On Murphy: Integration tests, being closer to real-world use, can fail for any number of reasons. There can be some breakage with the network. DNS issues. The underlying system configuration could fail. GitHub could fall over. We should work to anticipate these problems and avoid them ahead of time, but if we are unable to, we should address them as they arise. Since the input of this step is the code at the main branch, this step should not be considered successful until the release artifacts for that particular commit on main have been uploaded to the correct location.

Tagging and Release#

Assuming that all tests continue to stay green, a Release Candidate (RC) will be released. These will always be deployed to PyPI - the version specifier will ensure that pip installs only upgrade to the RC when the --pre flag is passed, but will make it trivial for interested users to test the latest version.

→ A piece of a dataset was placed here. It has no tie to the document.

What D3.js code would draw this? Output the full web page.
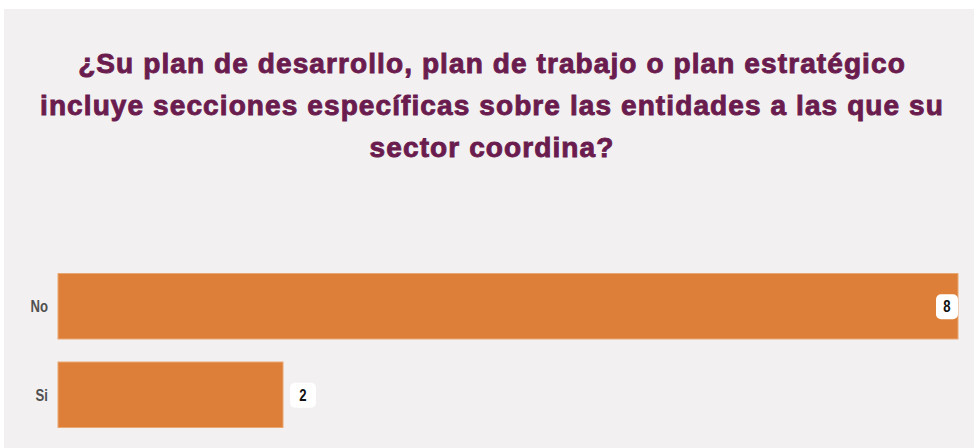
<!DOCTYPE html>
<html>
<head>
<meta charset="utf-8">
<script src="https://cdn.jsdelivr.net/npm/d3@7"></script>
<style>
  body { margin: 0; background: #fff; }
  svg { display: block; }
</style>
</head>
<body>
<script>
// data
var categories = ["No", "Si"];
var values = [8, 2];
var titleLines = [
  "¿Su plan de desarrollo, plan de trabajo o plan estratégico",
  "incluye secciones específicas sobre las entidades a las que su",
  "sector coordina?"
];

var width = 974, height = 448;
var colors = { panel: "#f3f0f1", bar: "#dd7f38", title: "#6a1c4e", label: "#505050" };
var condensed = 0.82;	// horizontal squeeze for the narrow labels

var svg = d3.select("body").append("svg")
  .attr("width", width)
  .attr("height", height);

// panel background
svg.append("rect")
  .attr("x", 4).attr("y", 9)
  .attr("width", width - 4).attr("height", height - 9)
  .attr("fill", colors.panel);

// title
svg.append("g").selectAll("text")
  .data(titleLines)
  .enter().append("text")
  .attr("x", 492)
  .attr("y", function(d, i) { return 73 + i * 42; })
  .attr("text-anchor", "middle")
  .attr("font-family", "'Liberation Sans', Arial, sans-serif")
  .attr("font-weight", "bold")
  .attr("font-size", 28)
  .attr("letter-spacing", "1.1px")
  .attr("fill", colors.title)
  .attr("stroke", colors.title)
  .attr("stroke-width", 0.9)
  .text(function(d) { return d; });

// scales
var x = d3.scaleLinear().domain([0, 8]).range([58, 958]);
var y = d3.scaleBand().domain(categories).range([262, 439]).paddingInner(0.26).paddingOuter(0.13);

// category labels
svg.append("g").selectAll("text")
  .data(categories)
  .enter().append("text")
  .attr("transform", function(d) {
    return "translate(48," + (y(d) + y.bandwidth() / 2) + ") scale(" + condensed + ",1)";
  })
  .attr("dy", "0.36em")
  .attr("text-anchor", "end")
  .attr("font-family", "'Liberation Sans', sans-serif")
  .attr("font-weight", "bold")
  .attr("font-size", 16)
  .attr("fill", colors.label)
  .text(function(d) { return d; });

// bars
svg.append("g").selectAll("rect")
  .data(values)
  .enter().append("rect")
  .attr("x", x(0))
  .attr("y", function(d, i) { return y(categories[i]); })
  .attr("width", function(d) { return x(d) - x(0); })
  .attr("height", y.bandwidth())
  .attr("fill", colors.bar)
  .attr("stroke", "#e9a774")
  .attr("stroke-width", 1);

// value labels
var labels = svg.append("g").selectAll("g")
  .data(values)
  .enter().append("g")
  .attr("transform", function(d, i) {
    var inside = d === d3.max(values);
    var lx = inside ? x(d) - 11 : x(d) + 18;
    return "translate(" + lx + "," + (y(categories[i]) + y.bandwidth() / 2) + ")";
  });

labels.append("rect")
  .attr("x", -11).attr("y", -12)
  .attr("width", function(d) { return d === d3.max(values) ? 22 : 26; })
  .attr("height", 25)
  .attr("rx", 5)
  .attr("fill", "#fff");

labels.append("text")
  .attr("transform", function(d) {
    return "translate(" + (d === d3.max(values) ? 0 : 2) + ",0) scale(" + condensed + ",1)";
  })
  .attr("dy", "0.38em")
  .attr("text-anchor", "middle")
  .attr("font-family", "'Liberation Sans', sans-serif")
  .attr("font-weight", "bold")
  .attr("font-size", 16)
  .attr("fill", "#111")
  .text(function(d) { return d; });
</script>
</body>
</html>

Because the only difference between a regular build and a RC/final release build is tagging and potentially documentation, the release will follow the same process as any other build. Our confidence should be high that our test suite and full pipeline will succeed, with such trivial non-code changes.

The only difference between the regular “nightly build” process, and a PyPI release, will be that if there is a tag corresponding to the commit that created this build, in addition to uploading the artifacts to our archive, the artifacts will also be released to PyPI and whatever location is hosting our docs.

On Murphy: something could happen here, failing to upload the release artifacts to PyPI/doc hosting. In the absolute worst case, the machine holding our release artifacts would be hit by a meteor at the same time the datacenter holding our archive falls into a sinkhole. In that case, we would have to re-start the entire build process. But what is more likely is that the upload would simply fail, and we would have to continue to re-try uploading the artifacts, either from the build machine or a copy from our archive.

Notifications#

The final step of the release will be notifying the Salt community of the release. As of this writing there is no automation to generate notices via IRC, Slack, email, and social media, but since the Salt Project will have a number of extension modules it seems reasonable that we would want to build this type of automation.

Consequences#

The optimistic result is that deploying new releases will be as simple as pushing a new tag to the repository.

There will be consequences in terms of build times - both blocking PRs as well as post merge for the full test runs. Also, this infrastructure is code, and code must be maintained, so there will be a maintenance cost to the infrastructure.

But ultimately, this should result in reliable deployments with feedback coming as early in the cycle as possible.